WHAT THE EXERCISE ASKS: Copy all of the material exactly. Pictures are not to appear in the copy.

++++++++++

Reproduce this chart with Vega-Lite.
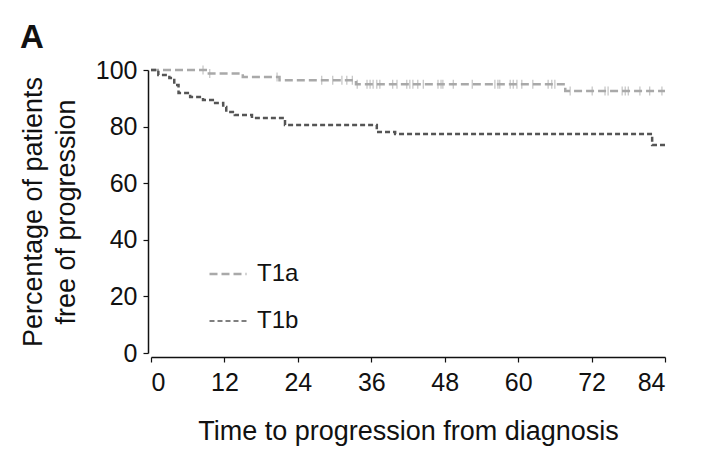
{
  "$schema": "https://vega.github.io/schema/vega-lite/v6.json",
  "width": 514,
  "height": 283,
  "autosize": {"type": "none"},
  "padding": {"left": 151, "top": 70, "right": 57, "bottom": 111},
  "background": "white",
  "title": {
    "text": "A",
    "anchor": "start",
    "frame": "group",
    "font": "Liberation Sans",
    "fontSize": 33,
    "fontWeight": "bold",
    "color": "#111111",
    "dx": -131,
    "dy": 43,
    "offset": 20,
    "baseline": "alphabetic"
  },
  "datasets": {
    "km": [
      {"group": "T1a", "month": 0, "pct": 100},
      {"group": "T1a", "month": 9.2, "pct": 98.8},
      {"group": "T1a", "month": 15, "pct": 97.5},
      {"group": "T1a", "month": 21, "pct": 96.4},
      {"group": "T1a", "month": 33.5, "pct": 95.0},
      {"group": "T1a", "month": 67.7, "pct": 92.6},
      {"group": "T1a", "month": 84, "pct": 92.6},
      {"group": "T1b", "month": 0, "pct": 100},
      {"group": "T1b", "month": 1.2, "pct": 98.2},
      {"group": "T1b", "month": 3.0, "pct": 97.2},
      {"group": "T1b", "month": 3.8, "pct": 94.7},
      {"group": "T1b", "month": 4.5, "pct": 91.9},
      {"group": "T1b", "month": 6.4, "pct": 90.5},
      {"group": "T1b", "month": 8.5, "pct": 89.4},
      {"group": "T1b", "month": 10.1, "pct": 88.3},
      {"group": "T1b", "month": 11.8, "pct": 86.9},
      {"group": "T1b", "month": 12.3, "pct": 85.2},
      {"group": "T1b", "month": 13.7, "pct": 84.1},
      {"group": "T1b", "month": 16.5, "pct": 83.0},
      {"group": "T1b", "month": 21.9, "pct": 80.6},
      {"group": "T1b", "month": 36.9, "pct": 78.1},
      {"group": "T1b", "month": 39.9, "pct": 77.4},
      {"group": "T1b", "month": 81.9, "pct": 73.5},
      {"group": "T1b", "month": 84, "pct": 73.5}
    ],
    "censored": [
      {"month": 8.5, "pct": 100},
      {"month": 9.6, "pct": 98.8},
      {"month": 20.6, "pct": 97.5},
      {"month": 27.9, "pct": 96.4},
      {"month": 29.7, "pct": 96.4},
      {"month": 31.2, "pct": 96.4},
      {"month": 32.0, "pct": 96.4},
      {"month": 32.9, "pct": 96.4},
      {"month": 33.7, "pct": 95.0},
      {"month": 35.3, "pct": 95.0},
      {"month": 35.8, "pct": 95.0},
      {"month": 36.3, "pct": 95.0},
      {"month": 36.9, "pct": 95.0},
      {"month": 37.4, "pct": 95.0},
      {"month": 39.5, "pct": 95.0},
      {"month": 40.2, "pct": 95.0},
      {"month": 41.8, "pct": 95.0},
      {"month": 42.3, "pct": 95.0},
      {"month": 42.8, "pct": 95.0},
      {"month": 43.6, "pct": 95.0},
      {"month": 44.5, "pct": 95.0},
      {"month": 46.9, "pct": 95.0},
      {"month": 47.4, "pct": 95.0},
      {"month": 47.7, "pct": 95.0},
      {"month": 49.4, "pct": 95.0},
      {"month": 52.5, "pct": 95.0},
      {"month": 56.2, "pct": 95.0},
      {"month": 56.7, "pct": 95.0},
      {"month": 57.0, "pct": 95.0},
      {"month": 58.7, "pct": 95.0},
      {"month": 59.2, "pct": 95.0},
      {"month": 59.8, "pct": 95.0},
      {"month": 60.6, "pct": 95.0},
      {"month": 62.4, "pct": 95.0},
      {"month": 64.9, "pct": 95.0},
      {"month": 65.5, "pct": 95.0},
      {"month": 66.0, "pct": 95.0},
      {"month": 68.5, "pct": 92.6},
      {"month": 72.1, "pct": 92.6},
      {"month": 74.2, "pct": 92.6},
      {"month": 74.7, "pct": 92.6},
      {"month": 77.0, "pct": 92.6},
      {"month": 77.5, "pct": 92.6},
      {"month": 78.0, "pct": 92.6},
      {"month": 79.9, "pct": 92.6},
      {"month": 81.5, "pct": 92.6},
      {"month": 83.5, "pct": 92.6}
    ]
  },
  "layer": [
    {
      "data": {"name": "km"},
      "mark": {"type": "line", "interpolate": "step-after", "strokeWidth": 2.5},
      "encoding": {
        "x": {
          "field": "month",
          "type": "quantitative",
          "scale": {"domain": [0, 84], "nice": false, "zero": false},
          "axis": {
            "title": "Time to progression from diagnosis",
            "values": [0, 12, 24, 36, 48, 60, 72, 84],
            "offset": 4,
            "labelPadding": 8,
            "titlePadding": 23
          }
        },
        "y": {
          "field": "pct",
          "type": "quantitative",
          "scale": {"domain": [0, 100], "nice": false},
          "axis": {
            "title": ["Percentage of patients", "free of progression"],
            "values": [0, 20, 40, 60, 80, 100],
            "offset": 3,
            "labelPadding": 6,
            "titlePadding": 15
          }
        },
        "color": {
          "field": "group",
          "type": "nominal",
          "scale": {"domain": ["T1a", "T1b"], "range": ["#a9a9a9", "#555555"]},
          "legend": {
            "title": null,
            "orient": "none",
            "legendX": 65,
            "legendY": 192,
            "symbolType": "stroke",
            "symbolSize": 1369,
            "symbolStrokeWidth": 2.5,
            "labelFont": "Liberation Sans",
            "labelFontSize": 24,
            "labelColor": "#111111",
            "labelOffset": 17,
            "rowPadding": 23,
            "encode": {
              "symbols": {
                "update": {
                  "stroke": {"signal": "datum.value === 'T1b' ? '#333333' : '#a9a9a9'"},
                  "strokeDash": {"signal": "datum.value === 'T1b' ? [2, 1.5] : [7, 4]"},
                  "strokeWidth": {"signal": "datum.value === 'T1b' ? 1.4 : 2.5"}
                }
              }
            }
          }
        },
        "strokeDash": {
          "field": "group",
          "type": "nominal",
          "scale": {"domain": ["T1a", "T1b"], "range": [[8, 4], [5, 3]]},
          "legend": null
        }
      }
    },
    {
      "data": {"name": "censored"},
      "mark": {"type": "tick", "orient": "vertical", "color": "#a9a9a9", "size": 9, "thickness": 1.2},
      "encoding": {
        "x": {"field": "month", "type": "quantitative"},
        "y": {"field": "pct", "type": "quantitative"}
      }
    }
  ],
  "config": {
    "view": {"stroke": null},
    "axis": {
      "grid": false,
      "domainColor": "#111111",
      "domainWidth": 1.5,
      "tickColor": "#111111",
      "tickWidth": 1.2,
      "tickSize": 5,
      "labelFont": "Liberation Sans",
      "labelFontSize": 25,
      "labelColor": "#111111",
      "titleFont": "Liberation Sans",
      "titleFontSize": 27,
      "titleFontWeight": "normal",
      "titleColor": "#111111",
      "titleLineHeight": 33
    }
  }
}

++++++++++

SOLVED PROBLEM:
Reproduce this chart with Vega-Lite.
{
  "$schema": "https://vega.github.io/schema/vega-lite/v6.json",
  "width": 514,
  "height": 283,
  "autosize": {"type": "none"},
  "padding": {"left": 151, "top": 70, "right": 57, "bottom": 111},
  "background": "white",
  "title": {
    "text": "A",
    "anchor": "start",
    "frame": "group",
    "font": "Liberation Sans",
    "fontSize": 33,
    "fontWeight": "bold",
    "color": "#111111",
    "dx": -131,
    "dy": 43,
    "offset": 20,
    "baseline": "alphabetic"
  },
  "datasets": {
    "km": [
      {"group": "T1a", "month": 0, "pct": 100},
      {"group": "T1a", "month": 9.2, "pct": 98.8},
      {"group": "T1a", "month": 15, "pct": 97.5},
      {"group": "T1a", "month": 21, "pct": 96.4},
      {"group": "T1a", "month": 33.5, "pct": 95.0},
      {"group": "T1a", "month": 67.7, "pct": 92.6},
      {"group": "T1a", "month": 84, "pct": 92.6},
      {"group": "T1b", "month": 0, "pct": 100},
      {"group": "T1b", "month": 1.2, "pct": 98.2},
      {"group": "T1b", "month": 3.0, "pct": 97.2},
      {"group": "T1b", "month": 3.8, "pct": 94.7},
      {"group": "T1b", "month": 4.5, "pct": 91.9},
      {"group": "T1b", "month": 6.4, "pct": 90.5},
      {"group": "T1b", "month": 8.5, "pct": 89.4},
      {"group": "T1b", "month": 10.1, "pct": 88.3},
      {"group": "T1b", "month": 11.8, "pct": 86.9},
      {"group": "T1b", "month": 12.3, "pct": 85.2},
      {"group": "T1b", "month": 13.7, "pct": 84.1},
      {"group": "T1b", "month": 16.5, "pct": 83.0},
      {"group": "T1b", "month": 21.9, "pct": 80.6},
      {"group": "T1b", "month": 36.9, "pct": 78.1},
      {"group": "T1b", "month": 39.9, "pct": 77.4},
      {"group": "T1b", "month": 81.9, "pct": 73.5},
      {"group": "T1b", "month": 84, "pct": 73.5}
    ],
    "censored": [
      {"month": 8.5, "pct": 100},
      {"month": 9.6, "pct": 98.8},
      {"month": 20.6, "pct": 97.5},
      {"month": 27.9, "pct": 96.4},
      {"month": 29.7, "pct": 96.4},
      {"month": 31.2, "pct": 96.4},
      {"month": 32.0, "pct": 96.4},
      {"month": 32.9, "pct": 96.4},
      {"month": 33.7, "pct": 95.0},
      {"month": 35.3, "pct": 95.0},
      {"month": 35.8, "pct": 95.0},
      {"month": 36.3, "pct": 95.0},
      {"month": 36.9, "pct": 95.0},
      {"month": 37.4, "pct": 95.0},
      {"month": 39.5, "pct": 95.0},
      {"month": 40.2, "pct": 95.0},
      {"month": 41.8, "pct": 95.0},
      {"month": 42.3, "pct": 95.0},
      {"month": 42.8, "pct": 95.0},
      {"month": 43.6, "pct": 95.0},
      {"month": 44.5, "pct": 95.0},
      {"month": 46.9, "pct": 95.0},
      {"month": 47.4, "pct": 95.0},
      {"month": 47.7, "pct": 95.0},
      {"month": 49.4, "pct": 95.0},
      {"month": 52.5, "pct": 95.0},
      {"month": 56.2, "pct": 95.0},
      {"month": 56.7, "pct": 95.0},
      {"month": 57.0, "pct": 95.0},
      {"month": 58.7, "pct": 95.0},
      {"month": 59.2, "pct": 95.0},
      {"month": 59.8, "pct": 95.0},
      {"month": 60.6, "pct": 95.0},
      {"month": 62.4, "pct": 95.0},
      {"month": 64.9, "pct": 95.0},
      {"month": 65.5, "pct": 95.0},
      {"month": 66.0, "pct": 95.0},
      {"month": 68.5, "pct": 92.6},
      {"month": 72.1, "pct": 92.6},
      {"month": 74.2, "pct": 92.6},
      {"month": 74.7, "pct": 92.6},
      {"month": 77.0, "pct": 92.6},
      {"month": 77.5, "pct": 92.6},
      {"month": 78.0, "pct": 92.6},
      {"month": 79.9, "pct": 92.6},
      {"month": 81.5, "pct": 92.6},
      {"month": 83.5, "pct": 92.6}
    ]
  },
  "layer": [
    {
      "data": {"name": "km"},
      "mark": {"type": "line", "interpolate": "step-after", "strokeWidth": 2.5},
      "encoding": {
        "x": {
          "field": "month",
          "type": "quantitative",
          "scale": {"domain": [0, 84], "nice": false, "zero": false},
          "axis": {
            "title": "Time to progression from diagnosis",
            "values": [0, 12, 24, 36, 48, 60, 72, 84],
            "offset": 4,
            "labelPadding": 8,
            "titlePadding": 23
          }
        },
        "y": {
          "field": "pct",
          "type": "quantitative",
          "scale": {"domain": [0, 100], "nice": false},
          "axis": {
            "title": ["Percentage of patients", "free of progression"],
            "values": [0, 20, 40, 60, 80, 100],
            "offset": 3,
            "labelPadding": 6,
            "titlePadding": 15
          }
        },
        "color": {
          "field": "group",
          "type": "nominal",
          "scale": {"domain": ["T1a", "T1b"], "range": ["#a9a9a9", "#555555"]},
          "legend": {
            "title": null,
            "orient": "none",
            "legendX": 65,
            "legendY": 192,
            "symbolType": "stroke",
            "symbolSize": 1369,
            "symbolStrokeWidth": 2.5,
            "labelFont": "Liberation Sans",
            "labelFontSize": 24,
            "labelColor": "#111111",
            "labelOffset": 17,
            "rowPadding": 23,
            "encode": {
              "symbols": {
                "update": {
                  "stroke": {"signal": "datum.value === 'T1b' ? '#333333' : '#a9a9a9'"},
                  "strokeDash": {"signal": "datum.value === 'T1b' ? [2, 1.5] : [7, 4]"},
                  "strokeWidth": {"signal": "datum.value === 'T1b' ? 1.4 : 2.5"}
                }
              }
            }
          }
        },
        "strokeDash": {
          "field": "group",
          "type": "nominal",
          "scale": {"domain": ["T1a", "T1b"], "range": [[8, 4], [5, 3]]},
          "legend": null
        }
      }
    },
    {
      "data": {"name": "censored"},
      "mark": {"type": "tick", "orient": "vertical", "color": "#a9a9a9", "size": 9, "thickness": 1.2},
      "encoding": {
        "x": {"field": "month", "type": "quantitative"},
        "y": {"field": "pct", "type": "quantitative"}
      }
    }
  ],
  "config": {
    "view": {"stroke": null},
    "axis": {
      "grid": false,
      "domainColor": "#111111",
      "domainWidth": 1.5,
      "tickColor": "#111111",
      "tickWidth": 1.2,
      "tickSize": 5,
      "labelFont": "Liberation Sans",
      "labelFontSize": 25,
      "labelColor": "#111111",
      "titleFont": "Liberation Sans",
      "titleFontSize": 27,
      "titleFontWeight": "normal",
      "titleColor": "#111111",
      "titleLineHeight": 33
    }
  }
}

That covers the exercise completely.